Okay something came up and I wanted to share it with you, The idea of this Friend zone keeps going around. So in another thread I was asked to talk with my female friends to see how I was placed into this zone. I asked 2 friends… the first was a girl I like and she said that there is no friend zone to her it’s all just in attraction. The 2nd was a girl I have known since my junior year of high school.
Now this 2nd girl was the best candidate to ask because we are close friends and I was not on her datable list at all in high school.
I asked her if there was a friend zone that she had, I explained the general concept. And I also mentioned the Nice guy Syndrome (NGS for the sake of shorthand).
She was fast about using me as her example for argument.
When we were friends in school I was a manic depressive, I was facing an emotional slump and also I don’t have the build that she finds attractive at all. That and well I kind of avoided the idea of dating her because I promised her I wouldn’t pursue her since it seemed every guy was. So though the days of school we were friends basically leaving me in this imaginary “friend zone”.
She went to college and met a guy, sure I saw here here and there but hardly ever. Then after a few months I hear from her sister that she married the guy she met and all. Then a good while after that she called me up to “catch up”
We spoke on the phone and next thing I knew we were talking daily, I mean to the point where she blew past all her phone minuets just talking to me. We became great friends, I was telling her everything and she was open about a lot with me. Well were still great friends, with her being busy we talk here and there but it’s great when I hear from her.
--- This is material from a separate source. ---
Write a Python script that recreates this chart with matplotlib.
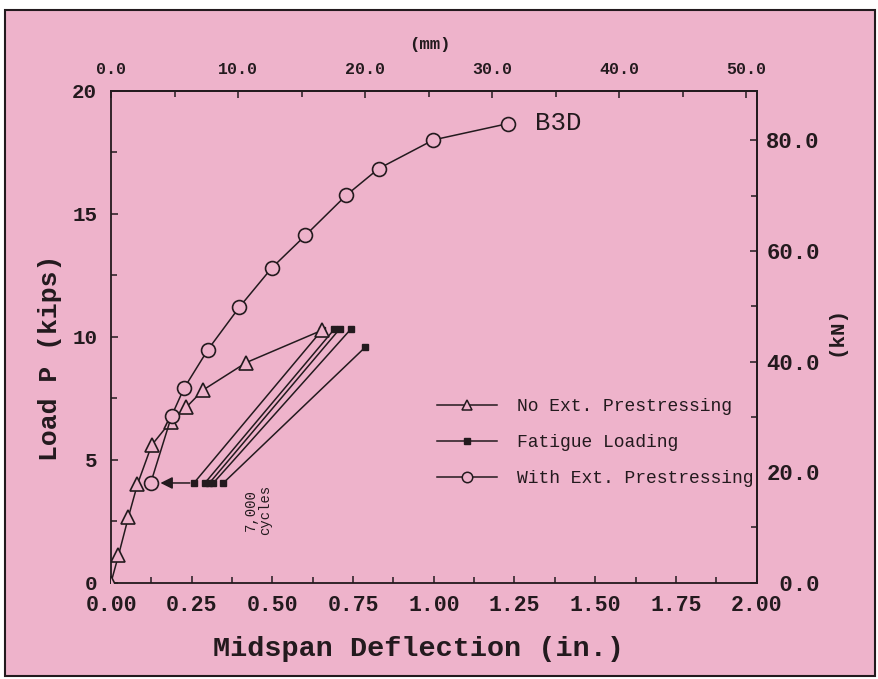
import matplotlib
matplotlib.use('Agg')
import matplotlib.pyplot as plt
from matplotlib.patches import Rectangle
from matplotlib.lines import Line2D
from matplotlib.ticker import MultipleLocator, FixedLocator, FormatStrFormatter

# data (in., kips)
no_ext_x = [0.0, 0.023, 0.054, 0.082, 0.126, 0.185, 0.233, 0.286, 0.419, 0.653]
no_ext_y = [0.0, 1.10, 2.67, 4.00, 5.59, 6.55, 7.13, 7.84, 8.95, 10.26]

with_ext_x = [0.123, 0.188, 0.226, 0.300, 0.398, 0.498, 0.602, 0.729, 0.829, 0.999, 1.229]
with_ext_y = [4.05, 6.79, 7.90, 9.47, 11.21, 12.80, 14.12, 15.76, 16.84, 18.01, 18.67]

fatigue_x_start = [0.257, 0.291, 0.305, 0.317, 0.348]
fatigue_y_start = [4.05, 4.05, 4.05, 4.05, 4.05]
fatigue_x_end = [0.653, 0.692, 0.708, 0.743, 0.788]
fatigue_y_end = [10.26, 10.31, 10.31, 10.31, 9.58]

mm_ticks = [0, 10, 20, 30, 40, 50]
mm_minor = [5, 15, 25, 35, 45]
kn_ticks = [0, 20, 40, 60, 80]
kn_minor = [10, 30, 50, 70]

KIP_TO_KN = 4.448
IN_TO_MM = 25.4

plt.rcParams['font.family'] = ['Liberation Mono', 'DejaVu Sans Mono']
plt.rcParams['font.weight'] = 'bold'
plt.rcParams['axes.labelweight'] = 'bold'

bg = '#eeb3cb'
ink = '#231a1e'

fig = plt.figure(figsize=(8.79, 6.79), dpi=100, facecolor='white')
fig.patches.append(Rectangle((0.006, 0.004), 0.99, 0.981, transform=fig.transFigure,
                             facecolor=bg, edgecolor=ink, lw=1.5, zorder=-10))
ax = fig.add_axes([0.1263, 0.1421, 0.7344, 0.7239])
ax.set_facecolor(bg)

ax.plot(no_ext_x, no_ext_y, '-^', color=ink, mfc=bg, mec=ink, ms=10, mew=1.2, lw=1.1, zorder=4)
for i in range(len(fatigue_x_start)):
    ax.plot([fatigue_x_start[i], fatigue_x_end[i]], [fatigue_y_start[i], fatigue_y_end[i]],
            '-s', color=ink, ms=4.5, lw=1.1, zorder=3)
ax.plot(with_ext_x, with_ext_y, '-o', color=ink, mfc=bg, mec=ink, ms=10, mew=1.2, lw=1.1, zorder=4)

ax.annotate('', xy=(with_ext_x[0], with_ext_y[0]), xytext=(fatigue_x_start[0], fatigue_y_start[0]),
            arrowprops=dict(arrowstyle='-|>', color=ink, lw=1.1, shrinkA=3, shrinkB=7,
                            mutation_scale=18))

ax.text(1.386, 18.69, 'B3D', fontsize=18.5, color=ink, ha='center', va='center', weight='normal')
ax.text(0.456, 2.94, '7,000\ncycles', fontsize=10, color=ink, ha='center', va='center',
        rotation=90, weight='normal', linespacing=1.0)

ax.set_xlim(0, 2.0)
ax.set_ylim(0, 20)
ax.xaxis.set_major_locator(MultipleLocator(0.25))
ax.xaxis.set_minor_locator(MultipleLocator(0.125))
ax.xaxis.set_major_formatter(FormatStrFormatter('%.2f'))
ax.yaxis.set_major_locator(MultipleLocator(5))
ax.yaxis.set_minor_locator(MultipleLocator(2.5))
ax.tick_params(which='both', direction='in', top=False, right=False, color=ink, width=1.1)
ax.tick_params(which='major', length=5)
ax.tick_params(which='minor', length=4)
ax.tick_params(axis='x', labelsize=15.5, pad=9, labelcolor=ink)
ax.tick_params(axis='y', labelsize=15, pad=10, labelcolor=ink)
for s in ax.spines.values():
    s.set_color(ink)
    s.set_linewidth(1.3)

ax.set_xlabel('Midspan Deflection (in.)', fontsize=20.5, color=ink, fontweight='bold')
ax.xaxis.set_label_coords(0.476, -0.1346)
ax.xaxis.label.set_verticalalignment('center')
ax.set_ylabel('Load P (kips)', fontsize=19, color=ink, fontweight='bold')
ax.yaxis.set_label_coords(-0.0945, 0.457)
ax.yaxis.label.set_verticalalignment('center')

secx = ax.secondary_xaxis('top', functions=(lambda x: x * IN_TO_MM, lambda x: x / IN_TO_MM))
secx.xaxis.set_major_locator(FixedLocator(mm_ticks))
secx.xaxis.set_minor_locator(FixedLocator(mm_minor))
secx.xaxis.set_major_formatter(FormatStrFormatter('%.1f'))
secx.tick_params(which='both', direction='in', color=ink, width=1.1, labelsize=12,
                 labelcolor=ink, pad=10)
secx.tick_params(which='major', length=5)
secx.tick_params(which='minor', length=4)
secx.set_xlabel('(mm)', fontsize=12.5, color=ink, fontweight='bold')
secx.xaxis.set_label_coords(0.494, 1.095, transform=ax.transAxes)
secx.xaxis.label.set_verticalalignment('center')

secy = ax.secondary_yaxis('right', functions=(lambda y: y * KIP_TO_KN, lambda y: y / KIP_TO_KN))
secy.yaxis.set_major_locator(FixedLocator(kn_ticks))
secy.yaxis.set_minor_locator(FixedLocator(kn_minor))
secy.yaxis.set_major_formatter(FormatStrFormatter('%4.1f'))
secy.tick_params(which='both', direction='in', color=ink, width=1.1, labelsize=16,
                 labelcolor=ink, pad=7)
secy.tick_params(which='major', length=5)
secy.tick_params(which='minor', length=4)
secy.set_ylabel('(kN)', fontsize=15, color=ink, rotation=90, fontweight='bold')
secy.yaxis.set_label_coords(1.123, 0.512, transform=ax.transAxes)
secy.yaxis.label.set_verticalalignment('center')
for s in list(secx.spines.values()) + list(secy.spines.values()):
    s.set_color(ink)
    s.set_linewidth(1.3)

handles = [
    Line2D([], [], color=ink, lw=1.1, marker='^', mfc=bg, mec=ink, ms=7, mew=1.1),
    Line2D([], [], color=ink, lw=1.1, marker='s', ms=4),
    Line2D([], [], color=ink, lw=1.1, marker='o', mfc=bg, mec=ink, ms=7.5, mew=1.1),
]
labels = ['No Ext. Prestressing', 'Fatigue Loading', 'With Ext. Prestressing']
leg = ax.legend(handles, labels, loc='upper left', bbox_to_anchor=(0.494, 0.39),
                borderaxespad=0, frameon=False, prop={'size': 13, 'weight': 'normal'},
                handlelength=3.3, handletextpad=1.1, labelspacing=1.05, labelcolor=ink)
leg.set_zorder(6)
leg.get_texts()[2].set_bbox(dict(facecolor=bg, edgecolor='none', pad=2))

fig.savefig('out.png', dpi=100, facecolor=fig.get_facecolor())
She called me at work as I was talking in the forums and someone told me to ask my female friends, so I asked her. This brings us back to Do. Lol j/k so were back at now.
She went through what I just stated (she was more in depth but I said what I needed). Then she told me that if she wasn’t taken then we probably would have dated. Her getting to know me again after a long time of nothing she found that she became mentally attracted to me. She told me that if I was the guy I am now in Highschool and we had even remotely the same feelings for each other, back then that we do now, she would have dated me. My mental attraction would have hidden the physical lack there of, and she talked about the NGS too as being the same general concept.
I found from the conversation we had I realized what she was trying to say. The Friend Zone isn’t really there, instead it’s an easy substitute for the real reasons they don’t date. When your placed into this so called “friend zone” by a female or heck when a man places a girl in the “friend zone” it’s because there is a lack of attraction… and this attraction can be built so the “friend zone” can be worked out of… the challenge is in attraction…
And another point that is made in the just a nice guy videos, “how would she know she is special to you when you treat everyone just as special as her.” So I think men place themselves in the Friend pile because they never let the girl they like know that there is interest.
So in the long run I think this “friend’s zone” is just a way to hide what the issue is… is it the lack of attraction or is it the lack of communication?
In the end, I think the moral is, if you’re interested then it won’t hurt to try for it even when you seem to be in the “friend zone” because nothing is set in stone when it comes to attraction, and who knows, you may be surprised. I direct you to the signature I have down below, I think we should all travel the road of love, even if we end up back on the singles interstate, our map will only be more complete.